The car, an inch and a half shy of 19 feet long, was trucked from Vermont just before Christmas on an open trailer through snow and salt.

Mr. Stringham had directed the truck driver to the spacious parking lot of Montgomery Mall. He also enlisted the aid of his brother, Warde, to drive him to the mall. When they arrived, the truck driver had already unloaded the Imperial and it was idling while awaiting its new owner. There was just one minor problem. No title.

A telephone call to Vermont elicited a response that the owner had overlooked that detail and he would send it along. About a week later Mr. Stringham received the document in the mail.

In the meantime, the new owner drove his car, with a recorded 125,900 miles on the odometer, to his Bethesda home, followed closely by his brother, who happily reported that nothing fell off.

Upon arrival Mr. Stringham could hardly discern the color of his new/old car. He immediately set about to clean the disaster parked in his driveway. Washing away the grime exposed an abundance of gleaming chrome and stainless steel. That’s when he first saw the true color of the Normandy blue car with the part of the roof over the front seat painted white.

The new owner was pleasantly surprised that most things on the Imperial worked.
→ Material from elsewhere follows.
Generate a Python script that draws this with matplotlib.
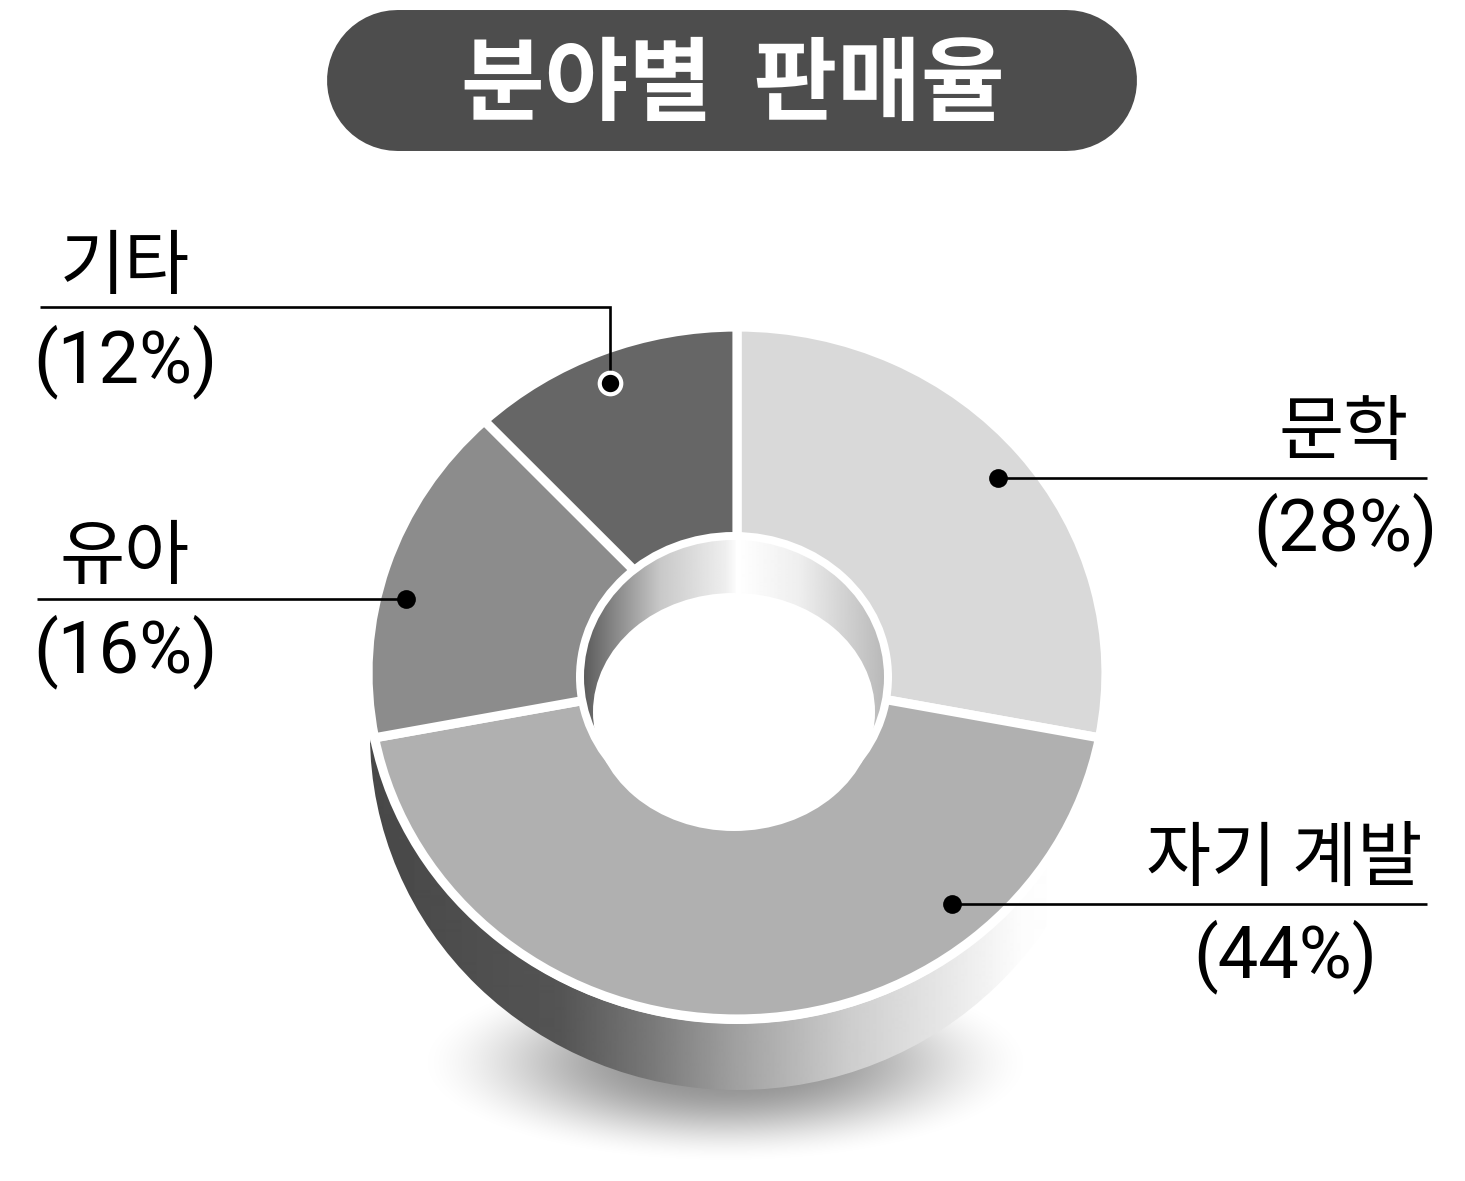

The seats were in tatters and the starter was “touchy,” problems that were quickly addressed. The 15-inch bias-ply white sidewall tires on the Imperial appeared to be serviceable, but were victims of dry rot. “Driving with those tires was like driving a bathtub full of water sloshing from side to side,” Mr. Stringham says.

A new set of radial tires made a world of difference, he reports. “The car pretty much drives as smoothly and responsively as cars of today,” he says.

As befitting an automobile as luxurious as the Imperial, there are courtesy lights inside the cabin as well as under the engine hood, in the trunk and in the glove compartment.

The 4,745-pound Imperial is supported by a 129-inch wheelbase. The 350 horsepower produced by the 413-cubic-inch “wedge” V-8 engine handily propels the 6.75-foot-wide sedan. A four-barrel downdraft carburetor feeds fuel to the engine from a 23-gallon gasoline tank.

The front bucket seats in the four-door hardtop sedan, now reupholstered in blue vinyl, swivel toward the outside in order to ease exiting for the driver and passenger.